Slow Progress on Iraq Mine Clearance
|Publisher||Institute for War and Peace Reporting|
|Author||Muhammad al-Zaidi, Khalid Waleed|
|Publication Date||8 May 2012|
|Citation / Document Symbol||ICR Issue 391|
|Cite as||Institute for War and Peace Reporting, Slow Progress on Iraq Mine Clearance, 8 May 2012, ICR Issue 391, available at: http://www.refworld.org/docid/4face9b12.html [accessed 20 January 2017]|
|Disclaimer||This is not a UNHCR publication. UNHCR is not responsible for, nor does it necessarily endorse, its content. Any views expressed are solely those of the author or publisher and do not necessarily reflect those of UNHCR, the United Nations or its Member States.|
While millions of dollars have been spent on clearing the 1,730 square kilometres planted with landmines in Iraq, only a fraction of the work has been done although the ten-year deadline for demining the country expires in 2018.
Iraq is among the countries worst affected by landmines and unexploded munitions, according to the United Nations.
Since 2008, when Iraq joined the Ottawa Convention and committed itself to locating and clearing antipersonnel mines within ten years, as well as banning their manufacture and use, only 15 square kilometres have been made safe, according to the UN Development Programme, UNDP. That excludes the Kurdistan region, where demining has been ongoing since 1992, and 27 square kilometres have been cleared.
The Iraqi government's demining efforts are led by the Directorate of Mine Action, DMA, operating under the environment ministry. The DMA works together with UNDP, the UN children's agency UNICEF, and international and local demining groups in a coordinating body called the Iraq Mine Action Portfolio Country Team, which also bids for project funding on members' behalf.
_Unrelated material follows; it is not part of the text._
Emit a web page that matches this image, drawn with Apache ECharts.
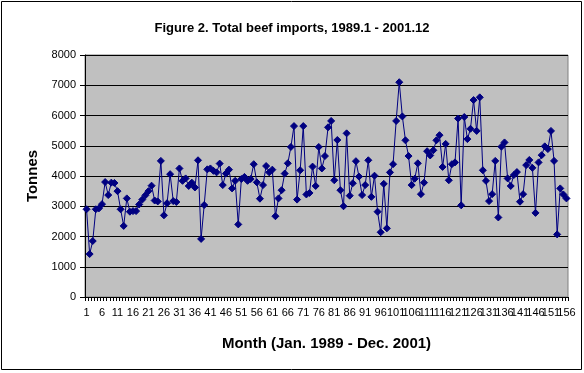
<!DOCTYPE html>
<html>
<head>
<meta charset="utf-8">
<script src="https://cdn.jsdelivr.net/npm/echarts@6/dist/echarts.min.js"></script>
<style>
html,body{margin:0;padding:0;background:#fff;}
#chart{width:584px;height:373px;}
</style>
</head>
<body>
<div id="chart"></div>
<script>
// Monthly total beef imports (tonnes), month 1 = Jan 1989 ... month 156 = Dec 2001
const imports1989_1993 = [
  2900, 1420, 1850, 2900, 2930, 3070, 3800, 3370, 3780, 3770, 3500, 2900,
  2350, 3260, 2820, 2840, 2840, 3060, 3220, 3360, 3500, 3680, 3190, 3160,
  4500, 2700, 3100, 4060, 3170, 3140, 4250, 3840, 3920, 3670, 3780, 3620,
  4520, 1920, 3040, 4220, 4250, 4170, 4120, 4410, 3700, 4080, 4210, 3590,
  3840, 2400, 3900, 3970, 3840, 3900, 4390, 3790, 3250, 3700, 4330, 4120
];
const imports1994_1997 = [
  4210, 2670, 3260, 3530, 4080, 4420, 4960, 5650, 3220, 4190, 5650, 3390,
  3440, 4310, 3670, 4960, 4250, 4660, 5610, 5820, 3860, 5190, 3530, 3000,
  5410, 3350, 3760, 4490, 3980, 3370, 3700, 4520, 3310, 4010, 2820, 2140,
  3740, 2270, 4120, 4390, 5820, 7100, 5970, 5180, 4660, 3700, 3910, 4420
];
const imports1998_2001 = [
  3400, 3780, 4820, 4680, 4850, 5180, 5350, 4300, 5060, 3860, 4390, 4450,
  5900, 3030, 5950, 5220, 5560, 6510, 5490, 6600, 4190, 3840, 3170, 3400,
  4500, 2630, 4970, 5110, 3920, 3670, 4030, 4130, 3150, 3400, 4360, 4530,
  4270, 2780, 4450, 4690, 4980, 4890, 5490, 4500, 2070, 3590, 3390, 3260
];
const imports = imports1989_1993.concat(imports1994_1997, imports1998_2001);
const months = imports.map((_, i) => String(i + 1));
const labelStep = 5;
const yTicks = { min: 0, max: 8000, interval: 1000 };
const titleText = 'Figure 2. Total beef imports, 1989.1 - 2001.12';
const xName = 'Month (Jan. 1989 - Dec. 2001)';
const yName = 'Tonnes';

const FONT = '"Liberation Sans", Arial, sans-serif';
const labelStyle = { margin: 10, fontFamily: FONT, fontSize: 11, color: '#000', hideOverlap: false };
const chart = echarts.init(document.getElementById('chart'), null, { renderer: 'canvas' });
chart.setOption({
  animation: false,
  backgroundColor: '#ffffff',
  title: {
    text: titleText,
    left: 'center',
    top: 17,
    textStyle: { fontFamily: FONT, fontSize: 13, fontWeight: 'bold', color: '#000' }
  },
  graphic: [{
    type: 'rect',
    shape: { x: 1.5, y: 1.5, width: 580, height: 368 },
    style: { fill: 'none', stroke: '#000', lineWidth: 1 },
    silent: true
  }],
  grid: {
    left: 85, right: 16, top: 55, bottom: 76,
    show: true, backgroundColor: '#C0C0C0', borderColor: '#808080', borderWidth: 1
  },
  xAxis: [{
    // main axis: line, ticks, name and labels 1, 11, 21, ...
    type: 'category',
    data: months,
    position: 'bottom',
    boundaryGap: true,
    name: xName,
    nameLocation: 'middle',
    nameGap: 39,
    nameTextStyle: { fontFamily: FONT, fontSize: 15, fontWeight: 'bold', color: '#000' },
    axisLine: { show: true, lineStyle: { color: '#000', width: 1 } },
    axisTick: { show: true, interval: 0, length: 4, lineStyle: { color: '#000' } },
    axisLabel: Object.assign({ interval: (idx) => idx % (2 * labelStep) === 0 }, labelStyle),
    splitLine: { show: false }
  }, {
    // companion axis: labels 6, 16, 26, ... (same positions)
    type: 'category',
    data: months,
    position: 'bottom',
    offset: 0,
    boundaryGap: true,
    axisLine: { show: false },
    axisTick: { show: false },
    axisLabel: Object.assign({ interval: (idx) => idx % (2 * labelStep) === labelStep }, labelStyle),
    splitLine: { show: false }
  }],
  yAxis: {
    type: 'value',
    min: yTicks.min, max: yTicks.max, interval: yTicks.interval,
    name: yName,
    nameLocation: 'middle',
    nameGap: 45,
    nameRotate: 90,
    nameTextStyle: { fontFamily: FONT, fontSize: 15, fontWeight: 'bold', color: '#000' },
    axisLine: { show: true, lineStyle: { color: '#000', width: 1 } },
    axisTick: { show: true, length: 5, lineStyle: { color: '#000' } },
    axisLabel: { margin: 9, fontFamily: FONT, fontSize: 11, color: '#000', formatter: (v) => String(v) },
    splitLine: { show: true, lineStyle: { color: '#000', width: 1 } }
  },
  series: [{
    type: 'line',
    data: imports,
    xAxisIndex: 0,
    symbol: 'diamond',
    symbolSize: 7,
    showAllSymbol: true,
    lineStyle: { color: '#000080', width: 1 },
    itemStyle: { color: '#000080', borderColor: '#000080' }
  }]
});
</script>
</body>
</html>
Government officials responsible for the demining process attribute the slow progress to the lack of maps pinpointing where the mines lie.
"The major challenge is that there are no maps – that is what makes clearance very difficult. How can we clear mines when we don't know where they are located?" deputy environment minister Kamal Hussein Latif said. "At least one-third of the country's area needs to be surveyed in order to locate the mines."
Latif predicted that charts would be ready by the end of this year for the five most heavily mined provinces – Basra, Maysan, Nasiriya, and Muthanna in the south and Diyala in central Iraq.
Most of the landmines in the south were laid during the war with Iran in the 1980s and when Iraq invaded Kuwait in 1990.
Another challenge is the lack of trained demining staff. Latif said there were only 2,000 mine clearance personnel in Iraq, when the country needed at least 19,000.
Zahim Jihad Mutar, head of the Iraq Mine and UXO Clearance Organisation, says mine removal has been hampered by continuing security problems.
"Further delays mean more and more economic losses, and many more human casualties," he added.
Juliette Touma, head of UNDP's media department in Iraq, told IWPR that all the agencies involved in demining were "working hard to get the task accomplished by the 2018 deadline" and that despite the major challenges, "we have hope".
Landmines and other unexploded munitions leave large tracts of farmland too dangerous to use, and Touma said the UN' top priority was to clear these areas.
"Even if we are not able to meet the  deadline, we will have still achieved something for those people," she said, referring to rural Iraqis who depend on agriculture.
Kent Paulusson, a senior UNDP mine action advisor, predicted that the process would take another ten years beyond the deadline.
"Iraq has the potential to get this job done by 2028," he said. "We have discussed this situation in the past and found out that we can make an extension to the deadline... up to 10 years."
Noting that the Kurdish region had a longer track-record of mine clearance, Paulusson said, "We are trying to coordinate the work done by Kurdistan with central government. In Kurdistan, people have experience, and it would be good if they shared that experience with the rest of Iraq."
Accurate statistics on those killed and disabled by mines and other munitions are not available, but some estimate that casualties run into the hundreds of thousands, with children making up a high proportion of the victims. Human rights advocates say that while the clearance work continues, the government should be doing more to help those disabled by explosions.
"Getting the mines cleared isn't the whole job. We need to help those who have been injured by mines – they are innocent," human rights activist Hanaa Edward said.
Hasan Karim, an Iraqi man in his thirties, was a farmer before he lost his left leg and had his eyesight damaged in a landmine explosion about two years ago as he walked through his neighbourhood in Maysan.
"My life has turned into a living hell," he said. "I can't work or do anything. I'm a burden on society."
Nine-year-old Nur Hasan lost both legs last year when she was out playing with her brothers in the southern city of Kut.
"I am bored of spending such a long time in bed," she said. "I wish I could get my legs back so that I could run and play again."
Edward said that despite efforts by UN and other international agencies to help such victims, "what has been done is still not enough. The number of victims is huge, and so is the amount of help they need."
Deputy minister Latif said mine clearance remained the first priority so as "to avoid further harm", and then the authorities would need "statistics to show how many people have been injured and disabled by mines – which is no easy task".